**WRITTEN EXERCISE:** Leave out the pictures and repeat the data exactly.

-------------------------

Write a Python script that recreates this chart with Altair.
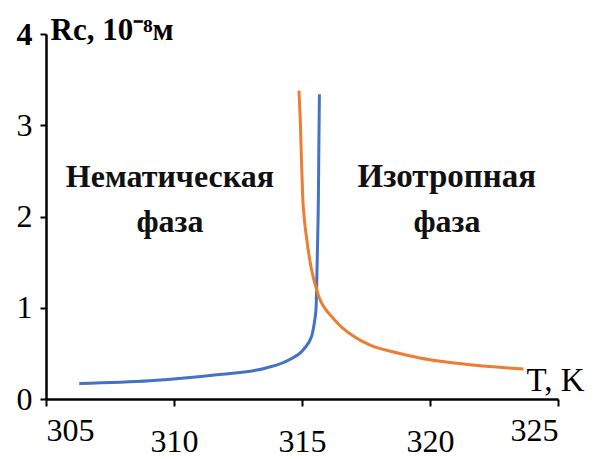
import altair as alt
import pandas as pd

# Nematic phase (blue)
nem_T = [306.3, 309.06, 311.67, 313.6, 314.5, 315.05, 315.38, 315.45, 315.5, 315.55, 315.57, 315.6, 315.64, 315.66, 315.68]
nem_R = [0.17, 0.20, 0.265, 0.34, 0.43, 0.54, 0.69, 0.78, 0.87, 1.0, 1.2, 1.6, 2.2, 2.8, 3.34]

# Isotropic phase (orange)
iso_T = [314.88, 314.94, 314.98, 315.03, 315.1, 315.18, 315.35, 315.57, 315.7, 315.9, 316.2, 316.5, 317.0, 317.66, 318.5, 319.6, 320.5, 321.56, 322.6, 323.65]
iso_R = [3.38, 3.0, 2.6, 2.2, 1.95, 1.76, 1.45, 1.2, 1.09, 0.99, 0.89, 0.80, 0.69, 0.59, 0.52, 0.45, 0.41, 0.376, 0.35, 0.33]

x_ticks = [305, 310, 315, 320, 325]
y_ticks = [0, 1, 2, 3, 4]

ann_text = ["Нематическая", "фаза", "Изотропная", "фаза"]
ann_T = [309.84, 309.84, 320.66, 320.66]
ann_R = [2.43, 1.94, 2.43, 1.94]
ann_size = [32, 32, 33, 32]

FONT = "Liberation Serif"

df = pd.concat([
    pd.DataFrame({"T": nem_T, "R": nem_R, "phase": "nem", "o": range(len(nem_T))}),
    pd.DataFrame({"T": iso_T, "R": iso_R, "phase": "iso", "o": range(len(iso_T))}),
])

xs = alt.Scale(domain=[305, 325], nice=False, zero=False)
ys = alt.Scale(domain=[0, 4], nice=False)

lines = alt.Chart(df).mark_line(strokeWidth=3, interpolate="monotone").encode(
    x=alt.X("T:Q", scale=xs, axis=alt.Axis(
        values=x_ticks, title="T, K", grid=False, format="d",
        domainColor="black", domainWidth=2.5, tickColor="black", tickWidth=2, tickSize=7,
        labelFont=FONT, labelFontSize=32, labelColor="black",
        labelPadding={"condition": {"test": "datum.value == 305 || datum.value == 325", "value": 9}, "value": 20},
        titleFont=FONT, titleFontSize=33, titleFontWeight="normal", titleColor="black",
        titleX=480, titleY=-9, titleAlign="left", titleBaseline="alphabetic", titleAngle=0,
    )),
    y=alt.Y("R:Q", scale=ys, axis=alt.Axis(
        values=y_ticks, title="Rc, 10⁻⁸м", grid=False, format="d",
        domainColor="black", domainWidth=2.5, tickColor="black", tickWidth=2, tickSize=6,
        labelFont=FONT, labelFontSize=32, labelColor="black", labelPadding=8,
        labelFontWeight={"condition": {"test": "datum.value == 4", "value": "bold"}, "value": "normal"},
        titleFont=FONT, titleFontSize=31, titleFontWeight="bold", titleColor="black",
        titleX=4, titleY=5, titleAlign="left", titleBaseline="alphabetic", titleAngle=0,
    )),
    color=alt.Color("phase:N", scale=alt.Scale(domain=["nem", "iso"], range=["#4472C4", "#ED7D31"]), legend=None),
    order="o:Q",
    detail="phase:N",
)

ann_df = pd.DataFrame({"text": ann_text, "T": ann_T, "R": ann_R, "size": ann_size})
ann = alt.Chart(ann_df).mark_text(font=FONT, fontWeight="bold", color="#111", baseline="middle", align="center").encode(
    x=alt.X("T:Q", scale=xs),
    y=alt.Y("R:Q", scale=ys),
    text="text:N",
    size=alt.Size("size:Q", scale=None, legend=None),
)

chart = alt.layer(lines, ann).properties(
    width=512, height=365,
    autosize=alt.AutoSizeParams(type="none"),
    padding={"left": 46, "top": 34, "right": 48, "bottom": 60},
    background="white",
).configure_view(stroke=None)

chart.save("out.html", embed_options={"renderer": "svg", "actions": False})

-------------------------

**IN RESPONSE:**
Write a Python script that recreates this chart with Altair.
import altair as alt
import pandas as pd

# Nematic phase (blue)
nem_T = [306.3, 309.06, 311.67, 313.6, 314.5, 315.05, 315.38, 315.45, 315.5, 315.55, 315.57, 315.6, 315.64, 315.66, 315.68]
nem_R = [0.17, 0.20, 0.265, 0.34, 0.43, 0.54, 0.69, 0.78, 0.87, 1.0, 1.2, 1.6, 2.2, 2.8, 3.34]

# Isotropic phase (orange)
iso_T = [314.88, 314.94, 314.98, 315.03, 315.1, 315.18, 315.35, 315.57, 315.7, 315.9, 316.2, 316.5, 317.0, 317.66, 318.5, 319.6, 320.5, 321.56, 322.6, 323.65]
iso_R = [3.38, 3.0, 2.6, 2.2, 1.95, 1.76, 1.45, 1.2, 1.09, 0.99, 0.89, 0.80, 0.69, 0.59, 0.52, 0.45, 0.41, 0.376, 0.35, 0.33]

x_ticks = [305, 310, 315, 320, 325]
y_ticks = [0, 1, 2, 3, 4]

ann_text = ["Нематическая", "фаза", "Изотропная", "фаза"]
ann_T = [309.84, 309.84, 320.66, 320.66]
ann_R = [2.43, 1.94, 2.43, 1.94]
ann_size = [32, 32, 33, 32]

FONT = "Liberation Serif"

df = pd.concat([
    pd.DataFrame({"T": nem_T, "R": nem_R, "phase": "nem", "o": range(len(nem_T))}),
    pd.DataFrame({"T": iso_T, "R": iso_R, "phase": "iso", "o": range(len(iso_T))}),
])

xs = alt.Scale(domain=[305, 325], nice=False, zero=False)
ys = alt.Scale(domain=[0, 4], nice=False)

lines = alt.Chart(df).mark_line(strokeWidth=3, interpolate="monotone").encode(
    x=alt.X("T:Q", scale=xs, axis=alt.Axis(
        values=x_ticks, title="T, K", grid=False, format="d",
        domainColor="black", domainWidth=2.5, tickColor="black", tickWidth=2, tickSize=7,
        labelFont=FONT, labelFontSize=32, labelColor="black",
        labelPadding={"condition": {"test": "datum.value == 305 || datum.value == 325", "value": 9}, "value": 20},
        titleFont=FONT, titleFontSize=33, titleFontWeight="normal", titleColor="black",
        titleX=480, titleY=-9, titleAlign="left", titleBaseline="alphabetic", titleAngle=0,
    )),
    y=alt.Y("R:Q", scale=ys, axis=alt.Axis(
        values=y_ticks, title="Rc, 10⁻⁸м", grid=False, format="d",
        domainColor="black", domainWidth=2.5, tickColor="black", tickWidth=2, tickSize=6,
        labelFont=FONT, labelFontSize=32, labelColor="black", labelPadding=8,
        labelFontWeight={"condition": {"test": "datum.value == 4", "value": "bold"}, "value": "normal"},
        titleFont=FONT, titleFontSize=31, titleFontWeight="bold", titleColor="black",
        titleX=4, titleY=5, titleAlign="left", titleBaseline="alphabetic", titleAngle=0,
    )),
    color=alt.Color("phase:N", scale=alt.Scale(domain=["nem", "iso"], range=["#4472C4", "#ED7D31"]), legend=None),
    order="o:Q",
    detail="phase:N",
)

ann_df = pd.DataFrame({"text": ann_text, "T": ann_T, "R": ann_R, "size": ann_size})
ann = alt.Chart(ann_df).mark_text(font=FONT, fontWeight="bold", color="#111", baseline="middle", align="center").encode(
    x=alt.X("T:Q", scale=xs),
    y=alt.Y("R:Q", scale=ys),
    text="text:N",
    size=alt.Size("size:Q", scale=None, legend=None),
)

chart = alt.layer(lines, ann).properties(
    width=512, height=365,
    autosize=alt.AutoSizeParams(type="none"),
    padding={"left": 46, "top": 34, "right": 48, "bottom": 60},
    background="white",
).configure_view(stroke=None)

chart.save("out.html", embed_options={"renderer": "svg", "actions": False})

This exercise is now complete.